Last time I went to Oxford it wasn’t nearly so nice. The sky was grey, I think it rained, and we were stuck at the back of a retail park, with only a Little Chef to look at through the window. This time around, it was warm enough (hot enough, in fact) to walk into the city centre along the canal, which was thick with floating blossom, showering down on us like dry spring snow on the gently breeze.

It’s a lovely walk. The canal is lined on one side by quaint little house boats, and on the other - in a massive contrast - by the most extraordinarily expensive-looking houses with gardens that stretch right down to the water’s edge, where they are neatly squared off by little patios that let the residents sit out in their white garden chairs, watching the world drift by on a warm summer evening.

We dawdled most of the way, and it took us a good hour to get into the centre, where we bypassed the shops to look at some of the college backs, and then climb up the castle mount, where we sat and watched the world passing by.

Sunday, we turned south as part of a long slow sweep towards home, and went to Uffingham to see the 3000 year old horse carved into the hillside. It’s… well, a bit stark. It’s more like a few swishy lines, and while they do kind of look like a horse they’re more like the corporate logo for some swish modern meat-packing factory than something carved into the hillside 100 generations ago.

It’s not easy to spot it from any angle, unless the angle you are at happens to be 90 degrees upwards and you’re hovering in a helicopter, but it was very pleasant wandering around in the scorching sun among the crazed sheep, which ran in packs around the fields, clearly believing that would keep them safe from the tourists.

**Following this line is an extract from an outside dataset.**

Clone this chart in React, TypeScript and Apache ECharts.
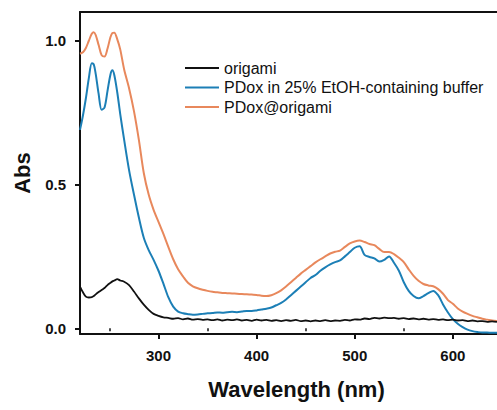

There is a strange hill, apparently human-made, just below the horse, which looks like either somewhere from which you should be able to see it (you can’t) or somewhere they might once have slaughtered virgins (apparently they didn’t). Legend has it that that’s where St George killed the dragon, and the bald patch where the grass won’t grow marks the spot where the dragon’s blood was spilt, and poisoned the ground.

Not wanting to spoil anyone’s fun, I didn’t like to say I suspected that it was probably actually more to do with too many people standing there.